Paper No. 8
Presentation Time: 1:30 PM-5:30 PM
U-PB ZIRCON AGES OF SURFACE AND SUBSURFACE SAMPLES FROM TEXAS AND SOUTHERN NEW MEXICO: IMPLICATIONS FOR GRENVILLE-AGE AND TERTIARY MAGMATISM
The presence of 1340 to 1370 Ma basement in Texas and eastern New Mexico is well documented. Large, Grenville-age plutons are also present, but their distribution and compositional ranges are poorly known. New U-Pb zircon ages on subsurface samples (SHRIMP II, Stanford) have identified widespread presence of compositionally diverse Grenville-age (1070-1110 Ma) plutonic rocks. Alkali-feldspar granite core from the Abilene gravity minimum yielded an age of 1078±23 Ma; an age similar to undeformed (post-orogenic) granites in Llano uplift. In the Texas Panhandle, core from a >175 m thick gabbroic sill-like intrusion yielded an age of 1081±8.3 Ma. In situ differentiation of this tholeiitic magma led to an ~7-fold increase in incompatible element concentrations; REE patterns are essentially flat. Further west, an anorthosite xenolith from the Eocene Three Sisters intrusion in El Paso yielded an age of 1068±30 Ma, slightly younger than the main stage of the nearby Red Bluff granite (1110±19 Ma).
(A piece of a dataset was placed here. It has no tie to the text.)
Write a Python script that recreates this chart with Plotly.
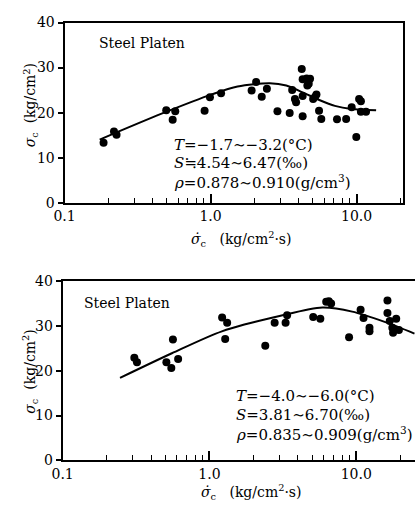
import plotly.graph_objects as go

# ---- Data: top panel (T = -1.7 ~ -3.2 C)
top_rate = [0.185, 0.218, 0.227, 0.497, 0.55, 0.573, 0.91, 0.99, 1.18, 1.91, 2.05, 2.24, 2.43,
            2.87, 3.48, 3.62, 3.78, 3.85, 4.21, 4.27, 4.27, 4.27, 4.55, 4.7, 4.8, 4.6, 5.04,
            5.31, 5.2, 5.53, 5.73, 7.34, 8.48, 9.25, 9.95, 10.4, 10.7, 10.7, 11.6]
top_sigma = [13.3, 15.8, 15.1, 20.5, 18.4, 20.3, 20.4, 23.4, 24.3, 24.9, 26.8, 23.5, 25.3,
             20.3, 19.9, 25.0, 23.0, 22.3, 29.7, 27.4, 23.7, 19.2, 27.6, 26.4, 27.5, 26.0, 23.0,
             24.0, 23.5, 20.4, 18.6, 18.5, 18.6, 21.2, 14.6, 23.0, 22.5, 20.2, 20.2]
top_fit_x = [0.174, 0.227, 0.49, 1.01, 1.53, 2.55, 3.3, 4.27, 5.55, 7.1, 9.2, 13.6]
top_fit_y = [14.0, 15.6, 20.1, 24.0, 25.8, 26.5, 26.0, 24.5, 22.8, 21.5, 20.8, 20.5]

# ---- Data: bottom panel (T = -4.0 ~ -6.0 C)
bot_rate = [0.308, 0.321, 0.564, 0.509, 0.55, 0.612, 1.22, 1.32, 1.28, 2.4, 2.78, 3.3, 3.38,
            5.09, 5.69, 6.24, 6.5, 6.74, 8.93, 10.7, 11.2, 12.3, 12.3, 16.3, 16.3, 16.9, 17.6,
            17.8, 18.7, 19.5]
bot_sigma = [22.9, 21.9, 27.0, 21.9, 20.6, 22.6, 31.9, 30.7, 27.1, 25.6, 30.7, 30.7, 32.4,
             32.0, 31.6, 35.4, 35.5, 35.0, 27.5, 33.6, 31.8, 29.6, 28.8, 35.7, 32.9, 31.1, 29.6,
             28.5, 31.6, 29.1]
bot_fit_x = [0.246, 0.555, 1.215, 3.0, 5.87, 9.38, 15.6, 24.9]
bot_fit_y = [18.4, 23.9, 28.8, 32.2, 34.1, 33.2, 30.9, 28.3]

x_tickvals = [0.1, 1.0, 10.0]
x_ticktext = ["0.1", "1.0", "10.0"]
x_minor = [0.2, 0.3, 0.4, 0.5, 0.6, 0.7, 0.8, 0.9, 2, 3, 4, 5, 6, 7, 8, 9, 20]
y_tickvals = [0, 10, 20, 30, 40]

FONT = "DejaVu Serif"
W, H = 416, 510

fig = go.Figure()
mk = dict(color="black", size=8)
ln = dict(color="black", width=2, shape="spline", smoothing=0.8)

fig.add_trace(go.Scatter(x=top_rate, y=top_sigma, mode="markers", marker=mk, xaxis="x", yaxis="y", showlegend=False))
fig.add_trace(go.Scatter(x=top_fit_x, y=top_fit_y, mode="lines", line=ln, xaxis="x", yaxis="y", showlegend=False))
fig.add_trace(go.Scatter(x=bot_rate, y=bot_sigma, mode="markers", marker=mk, xaxis="x2", yaxis="y2", showlegend=False))
fig.add_trace(go.Scatter(x=bot_fit_x, y=bot_fit_y, mode="lines", line=ln, xaxis="x2", yaxis="y2", showlegend=False))


def px_x(p):
    return p / W


def px_y(p):
    return 1 - p / H


xcommon = dict(type="log", tickmode="array", tickvals=x_tickvals, ticktext=x_ticktext,
               ticks="inside", ticklen=9, tickwidth=1.5, tickcolor="black",
               showline=True, linecolor="black", linewidth=2, showgrid=False, zeroline=False,
               tickfont=dict(family=FONT, size=14, color="black"),
               minor=dict(tickmode="array", tickvals=x_minor, ticks="inside", ticklen=5,
                          tickwidth=1.2, tickcolor="black", showgrid=False))
ycommon = dict(range=[0, 40], tickmode="array", tickvals=y_tickvals, ticks="outside", ticklen=5,
               tickwidth=1.5, tickcolor="black", showline=True, linecolor="black", linewidth=2,
               showgrid=False, zeroline=False, tickfont=dict(family=FONT, size=14, color="black"))

fig.update_layout(
    width=W, height=H, margin=dict(l=0, r=0, t=0, b=0),
    paper_bgcolor="white", plot_bgcolor="white",
    font=dict(family=FONT, size=14, color="black"),
    xaxis=dict(**xcommon, range=[-1.0, 1.32], domain=[px_x(55), px_x(403)], anchor="y", mirror=True),
    yaxis=dict(**ycommon, domain=[px_y(201), px_y(15)], anchor="x", mirror=True),
    xaxis2=dict(**xcommon, range=[-1.0, 1.40], domain=[px_x(53), px_x(415)], anchor="y2", mirror=True),
    yaxis2=dict(**ycommon, domain=[px_y(467), px_y(282)], anchor="x2"),
)

ann = []


def add_text(x, y, text, size=14, xanchor="left", angle=0):
    ann.append(dict(x=px_x(x), y=px_y(y), xref="paper", yref="paper", text=text, showarrow=False,
                    xanchor=xanchor, yanchor="middle", textangle=angle,
                    font=dict(family=FONT, size=size, color="black")))


add_text(88, 36, "Steel Platen", size=14)
add_text(73, 305, "Steel Platen", size=14)

add_text(165, 141, "<i>T</i>=−1.7∼−3.2(°C)", size=15)
add_text(165, 160, "<i>S</i>≒4.54∼6.47(‰)", size=15)
add_text(165, 180, "<i>ρ</i>=0.878∼0.910(g/cm<sup>3</sup>)", size=15)

add_text(229, 401, "<i>T</i>=−4.0∼−6.0(°C)", size=15)
add_text(229, 420, "<i>S</i>=3.81∼6.70(‰)", size=15)
add_text(229, 440, "<i>ρ</i>=0.835∼0.909(g/cm<sup>3</sup>)", size=15)

ylab = "<i>σ</i><sub>c</sub>  (kg/cm<sup>2</sup>)"
add_text(20, 100, ylab, size=14, xanchor="center", angle=-90)
add_text(20, 375, ylab, size=14, xanchor="center", angle=-90)

xlab = "<i>σ̇</i><sub>c</sub>   (kg/cm<sup>2</sup>·s)"
add_text(237, 238, xlab, size=14, xanchor="center")
add_text(247, 500, xlab, size=14, xanchor="center")

fig.update_layout(annotations=ann)
fig.write_html("out.html")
Further west, in the center of the Rio Grande rift, crustal xenoliths from Potrillo Maar cluster into two ages groups: monzonitic granulites at ~1072 Ma and a suite of dioritic, monzonitic and monzogranitic xenoliths at 26-27 Ma. The fact that the Tertiary xenoliths contain ~1070 Ma inherited zircons, combined with the trace element geochemical data, suggest that they assimilated, or mixed with the partial melts of, local Grenville-age crust. This is consistent with their Nd model ages, which average 1.13 Ga (εNd from 3.3 to 5.3). Moreover, zircons in the granulitic xenoliths yield discordant 206Pb/238U ages as young as 25 Ma, which could indicate granulite-facies metamorphism at ~26 Ma related rifting. Our results show that Grenville-age magmatism in the TXNM subsurface was widespread and was coeval with syn- and post-deformation granites in the Llano Uplift of central Texas. However, the compositions of dated samples suggest A-type magmatic affinities rather than a subduction-related tectonic setting.